Après avoir rempli ainsi ses devoirs publics et extérieurs, il fut question de travailler à l'exécution des projets de réformation qui avoient été minutés dès le voyage de Fontainebleau. Ce fut M. Colbert lui-même qui en rappela l'idée, et qui

excita M. Le Brun à y mettre la dernière main. Ces vues si nobles et si élevées, que ce ministre avoit jusque alors tenues renfermées en lui-même pour les digérer avec plus de maturité, ne cherchoient plus qu'à percer et à se montrer au grand jour. Outre le plan qu'il s'étoit fait de donner aux beaux-arts tout le ressort et tout le lustre qu'y peuvent communiquer les récompenses et les honneurs, il avoit aussi formé celui de remettre sur pied et de faire fleurir les manufactures qui y ont rapport, et de commencer par celle des tapisseries de l'hôtel royal des Gobelins. Il invita donc M. Le Brun à développer et à mettre en ordre le plan de la restauration des arts et de l'Académie, qui lui paroissoit n'avoir été qu'indiqué dans leurs conférences particulières. Et, comme il n'avoit pas tout le loisir nécessaire pour pouvoir discuter en détail toutes les parties subordonnées de ce plan, il crut pouvoir se reposer de ce soin sur M. du Metz, son premier commis.

L'un des grands talents de M. Colbert étoit de savoir admirablement bien choisir ses sujets. Il ne s'en pouvoit guère trouver un plus propre pour l'opération dont il s'agit ici que ce M. du Metz, par son amour pour les arts et pour la gloire de son maître et de l'état, par le degré considérable de ses connoissances, par sa droiture, sa sagacité et son application. M. Le Brun fut encore invité

à communiquer à cet homme de mérite ses lumières sur l'arrangement des Gobelins. Entre des mains comme les leurs, cet arrangement prit bientôt une consistance à garantir d'avance la brillante réussite dont il fut suivi de si près. Mais, comme cet objet n'appartient à ces Mémoires qu'indirectement, il paroît à propos de le laisser là, pour ne s'arrêter qu'aux détails qui ont un rapport immédiat à la restauration et à l'histoire de l'Académie.
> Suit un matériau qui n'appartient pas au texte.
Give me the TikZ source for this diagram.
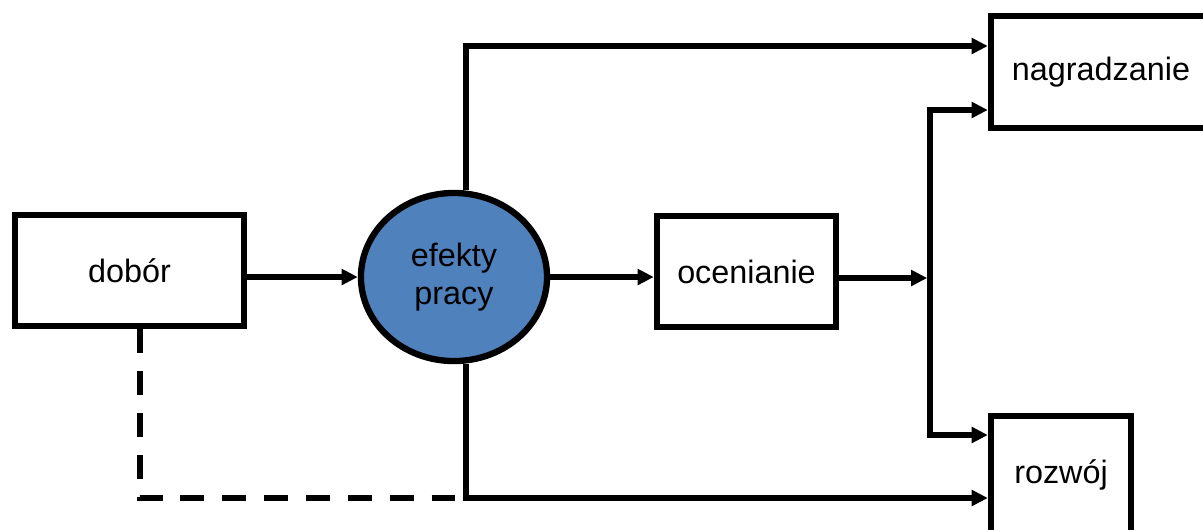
\documentclass[tikz,border=0pt]{standalone}
\usepackage{fontspec}
\setmainfont{Liberation Sans}
\usetikzlibrary{arrows.meta}
\usetikzlibrary{shapes.geometric}

\definecolor{ellblue}{RGB}{79,129,189}

\tikzset{
  box/.style={draw,line width=1.8pt,rectangle,fill=white,inner sep=0pt,
    font=\fontsize{9.2}{11}\selectfont},
  arr/.style={line width=1.6pt,-{Triangle[length=4.6pt,width=4.4pt]}},
  dashline/.style={line width=1.6pt,dash pattern=on 6.8pt off 5.1pt}
}

\begin{document}
\begin{tikzpicture}[x=0.01cm,y=-0.01cm]
\clip (0,0) rectangle (1203,529);
\fill[white] (0,0) rectangle (1203,529);

% boxes
\node[box,minimum width=2.29cm,minimum height=1.11cm] (dobor) at (129.5,270.5) {dobór};
\node[box,minimum width=1.79cm,minimum height=1.11cm] (ocen) at (746.5,271.5) {ocenianie};
\node[box,minimum width=2.20cm,minimum height=1.12cm] (nagr) at (1101,72) {nagradzanie};
\node[box,minimum width=1.40cm,minimum height=1.18cm] (rozw) at (1061,475) {rozwój};
\node[ellipse,draw,line width=1.8pt,fill=ellblue,inner sep=0pt,align=center,
  minimum width=1.86cm,minimum height=1.68cm,font=\fontsize{9.2}{11}\selectfont] (ell) at (454,277) {efekty\\pracy};

% branch points
\coordinate (split) at (930,278);
\coordinate (splitN) at (930,110);
\coordinate (splitS) at (930,435);
\coordinate (upper) at (466,46);
\coordinate (lower) at (466,498);
\coordinate (back) at (140,498);

% main line
\draw[arr] (dobor.east |- ell.west) -- (ell.west);
\draw[arr] (ell.east) -- (ocen.west |- ell.east);
\draw[arr] (ocen.east |- split) -- ([xshift=-0.8pt]split);
\draw[arr] (split) |- (nagr.west |- splitN);
\draw[arr] (split) |- (rozw.west |- splitS);

% around the ellipse
\draw[arr] (ell.north -| upper) |- (nagr.west |- upper);
\draw[arr] (ell.south -| lower) |- (rozw.west |- lower);
\draw[dashline] (dobor.south -| back) |- (lower);

\end{tikzpicture}
\end{document}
Le premier soin de M. Le Brun fut de mettre M. du Metz bien au fait de l'histoire et des motifs de l'établissement de l'Académie, de lui donner une idée juste et précise des traverses qu'elle avoit essuyées, et par rapport à la jonction, et d'ailleurs de sa situation alors actuelle, et de ce qu'il estimoit à faire de plus convenable pour lui en procurer une qui la mît à couvert de semblables révolutions, et lui assurer cette plénitude et cette stabilité de succès qui seules pouvoient faire sa véritable gloire et celle des illustres auteurs d'un si désirable bienfait. Le résultat de cette conférence fut que le secrétaire de l'Académie dresseroit un mémoire à l'usage de M. Colbert luimême, où tous ces objets seroient exposés dans un détail suffisamment circonstancié, et accompagné des réflexions nécessaires pour en bien faire sentir toute l'importance et toute l'utilité.